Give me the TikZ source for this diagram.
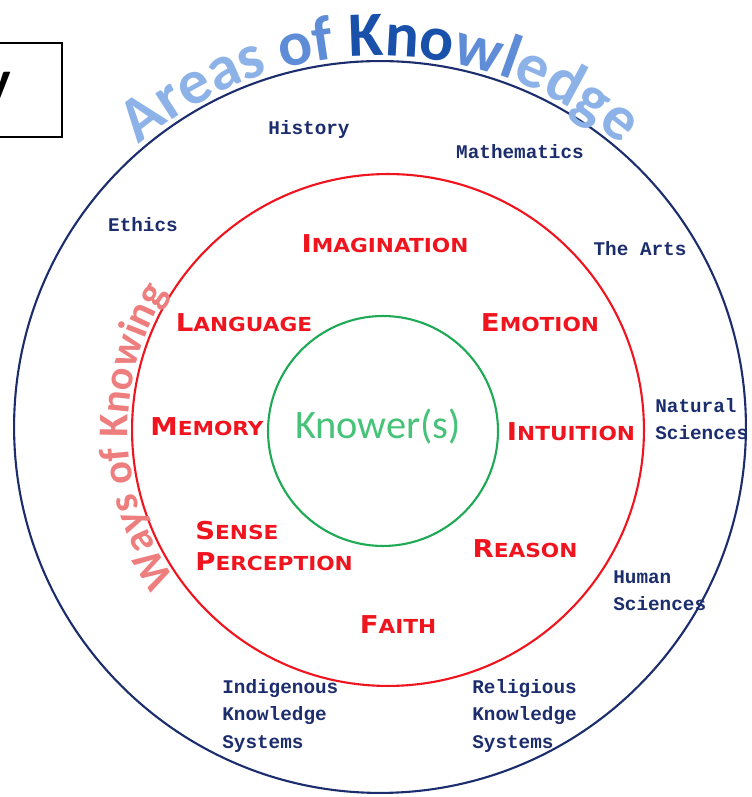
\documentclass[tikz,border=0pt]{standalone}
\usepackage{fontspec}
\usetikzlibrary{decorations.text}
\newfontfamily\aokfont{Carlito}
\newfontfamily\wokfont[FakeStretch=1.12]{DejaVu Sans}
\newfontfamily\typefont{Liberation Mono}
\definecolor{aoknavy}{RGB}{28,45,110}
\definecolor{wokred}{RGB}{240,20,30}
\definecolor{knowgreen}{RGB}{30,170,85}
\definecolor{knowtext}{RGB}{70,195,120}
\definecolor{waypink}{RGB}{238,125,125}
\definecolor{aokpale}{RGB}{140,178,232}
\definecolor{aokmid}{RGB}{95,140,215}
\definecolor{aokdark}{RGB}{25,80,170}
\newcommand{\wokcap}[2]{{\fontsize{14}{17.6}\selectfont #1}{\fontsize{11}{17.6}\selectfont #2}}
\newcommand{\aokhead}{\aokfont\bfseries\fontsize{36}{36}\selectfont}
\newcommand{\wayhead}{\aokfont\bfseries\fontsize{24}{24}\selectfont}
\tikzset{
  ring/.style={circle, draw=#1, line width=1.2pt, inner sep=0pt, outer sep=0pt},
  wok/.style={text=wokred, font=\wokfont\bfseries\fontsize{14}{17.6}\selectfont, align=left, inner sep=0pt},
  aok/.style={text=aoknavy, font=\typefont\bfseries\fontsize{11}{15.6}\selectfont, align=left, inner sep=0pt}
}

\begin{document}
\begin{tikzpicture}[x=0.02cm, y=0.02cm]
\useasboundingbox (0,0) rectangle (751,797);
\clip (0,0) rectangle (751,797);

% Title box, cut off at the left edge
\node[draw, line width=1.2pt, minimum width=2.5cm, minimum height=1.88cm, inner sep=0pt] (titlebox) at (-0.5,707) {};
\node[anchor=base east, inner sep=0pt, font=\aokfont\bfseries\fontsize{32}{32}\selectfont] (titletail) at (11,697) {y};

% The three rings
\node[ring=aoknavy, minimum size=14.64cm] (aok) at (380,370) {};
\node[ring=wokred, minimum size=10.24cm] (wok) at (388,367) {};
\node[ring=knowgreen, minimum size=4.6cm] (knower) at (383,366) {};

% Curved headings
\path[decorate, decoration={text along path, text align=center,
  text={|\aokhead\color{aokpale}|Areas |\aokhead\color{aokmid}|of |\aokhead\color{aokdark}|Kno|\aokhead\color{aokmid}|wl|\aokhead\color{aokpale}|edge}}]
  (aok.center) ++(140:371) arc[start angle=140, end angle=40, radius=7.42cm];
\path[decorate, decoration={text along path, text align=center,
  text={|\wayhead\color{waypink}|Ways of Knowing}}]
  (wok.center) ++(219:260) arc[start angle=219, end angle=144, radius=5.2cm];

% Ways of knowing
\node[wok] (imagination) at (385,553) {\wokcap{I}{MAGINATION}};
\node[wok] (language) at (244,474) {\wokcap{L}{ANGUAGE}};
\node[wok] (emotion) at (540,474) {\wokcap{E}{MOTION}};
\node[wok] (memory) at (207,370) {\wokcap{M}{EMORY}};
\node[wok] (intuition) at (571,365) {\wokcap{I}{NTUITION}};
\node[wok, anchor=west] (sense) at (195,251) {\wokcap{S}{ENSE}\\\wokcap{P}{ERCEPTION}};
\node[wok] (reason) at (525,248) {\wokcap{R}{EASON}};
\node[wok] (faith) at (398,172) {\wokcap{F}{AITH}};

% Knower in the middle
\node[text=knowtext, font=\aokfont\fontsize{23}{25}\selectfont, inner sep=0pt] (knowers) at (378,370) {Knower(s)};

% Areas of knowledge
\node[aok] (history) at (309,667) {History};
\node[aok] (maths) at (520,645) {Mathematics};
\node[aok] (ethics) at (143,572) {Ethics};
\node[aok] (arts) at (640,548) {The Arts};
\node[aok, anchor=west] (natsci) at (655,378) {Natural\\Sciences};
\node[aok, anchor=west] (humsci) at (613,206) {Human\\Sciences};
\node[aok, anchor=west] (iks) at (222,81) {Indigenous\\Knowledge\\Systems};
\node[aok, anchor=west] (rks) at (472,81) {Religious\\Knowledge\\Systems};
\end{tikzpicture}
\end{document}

## STATED GOAL
Reproduce each line exactly, please, except for any pictures.

## REPLY
Give me the TikZ source for this diagram.
\documentclass[tikz,border=0pt]{standalone}
\usepackage{fontspec}
\usetikzlibrary{decorations.text}
\newfontfamily\aokfont{Carlito}
\newfontfamily\wokfont[FakeStretch=1.12]{DejaVu Sans}
\newfontfamily\typefont{Liberation Mono}
\definecolor{aoknavy}{RGB}{28,45,110}
\definecolor{wokred}{RGB}{240,20,30}
\definecolor{knowgreen}{RGB}{30,170,85}
\definecolor{knowtext}{RGB}{70,195,120}
\definecolor{waypink}{RGB}{238,125,125}
\definecolor{aokpale}{RGB}{140,178,232}
\definecolor{aokmid}{RGB}{95,140,215}
\definecolor{aokdark}{RGB}{25,80,170}
\newcommand{\wokcap}[2]{{\fontsize{14}{17.6}\selectfont #1}{\fontsize{11}{17.6}\selectfont #2}}
\newcommand{\aokhead}{\aokfont\bfseries\fontsize{36}{36}\selectfont}
\newcommand{\wayhead}{\aokfont\bfseries\fontsize{24}{24}\selectfont}
\tikzset{
  ring/.style={circle, draw=#1, line width=1.2pt, inner sep=0pt, outer sep=0pt},
  wok/.style={text=wokred, font=\wokfont\bfseries\fontsize{14}{17.6}\selectfont, align=left, inner sep=0pt},
  aok/.style={text=aoknavy, font=\typefont\bfseries\fontsize{11}{15.6}\selectfont, align=left, inner sep=0pt}
}

\begin{document}
\begin{tikzpicture}[x=0.02cm, y=0.02cm]
\useasboundingbox (0,0) rectangle (751,797);
\clip (0,0) rectangle (751,797);

% Title box, cut off at the left edge
\node[draw, line width=1.2pt, minimum width=2.5cm, minimum height=1.88cm, inner sep=0pt] (titlebox) at (-0.5,707) {};
\node[anchor=base east, inner sep=0pt, font=\aokfont\bfseries\fontsize{32}{32}\selectfont] (titletail) at (11,697) {y};

% The three rings
\node[ring=aoknavy, minimum size=14.64cm] (aok) at (380,370) {};
\node[ring=wokred, minimum size=10.24cm] (wok) at (388,367) {};
\node[ring=knowgreen, minimum size=4.6cm] (knower) at (383,366) {};

% Curved headings
\path[decorate, decoration={text along path, text align=center,
  text={|\aokhead\color{aokpale}|Areas |\aokhead\color{aokmid}|of |\aokhead\color{aokdark}|Kno|\aokhead\color{aokmid}|wl|\aokhead\color{aokpale}|edge}}]
  (aok.center) ++(140:371) arc[start angle=140, end angle=40, radius=7.42cm];
\path[decorate, decoration={text along path, text align=center,
  text={|\wayhead\color{waypink}|Ways of Knowing}}]
  (wok.center) ++(219:260) arc[start angle=219, end angle=144, radius=5.2cm];

% Ways of knowing
\node[wok] (imagination) at (385,553) {\wokcap{I}{MAGINATION}};
\node[wok] (language) at (244,474) {\wokcap{L}{ANGUAGE}};
\node[wok] (emotion) at (540,474) {\wokcap{E}{MOTION}};
\node[wok] (memory) at (207,370) {\wokcap{M}{EMORY}};
\node[wok] (intuition) at (571,365) {\wokcap{I}{NTUITION}};
\node[wok, anchor=west] (sense) at (195,251) {\wokcap{S}{ENSE}\\\wokcap{P}{ERCEPTION}};
\node[wok] (reason) at (525,248) {\wokcap{R}{EASON}};
\node[wok] (faith) at (398,172) {\wokcap{F}{AITH}};

% Knower in the middle
\node[text=knowtext, font=\aokfont\fontsize{23}{25}\selectfont, inner sep=0pt] (knowers) at (378,370) {Knower(s)};

% Areas of knowledge
\node[aok] (history) at (309,667) {History};
\node[aok] (maths) at (520,645) {Mathematics};
\node[aok] (ethics) at (143,572) {Ethics};
\node[aok] (arts) at (640,548) {The Arts};
\node[aok, anchor=west] (natsci) at (655,378) {Natural\\Sciences};
\node[aok, anchor=west] (humsci) at (613,206) {Human\\Sciences};
\node[aok, anchor=west] (iks) at (222,81) {Indigenous\\Knowledge\\Systems};
\node[aok, anchor=west] (rks) at (472,81) {Religious\\Knowledge\\Systems};
\end{tikzpicture}
\end{document}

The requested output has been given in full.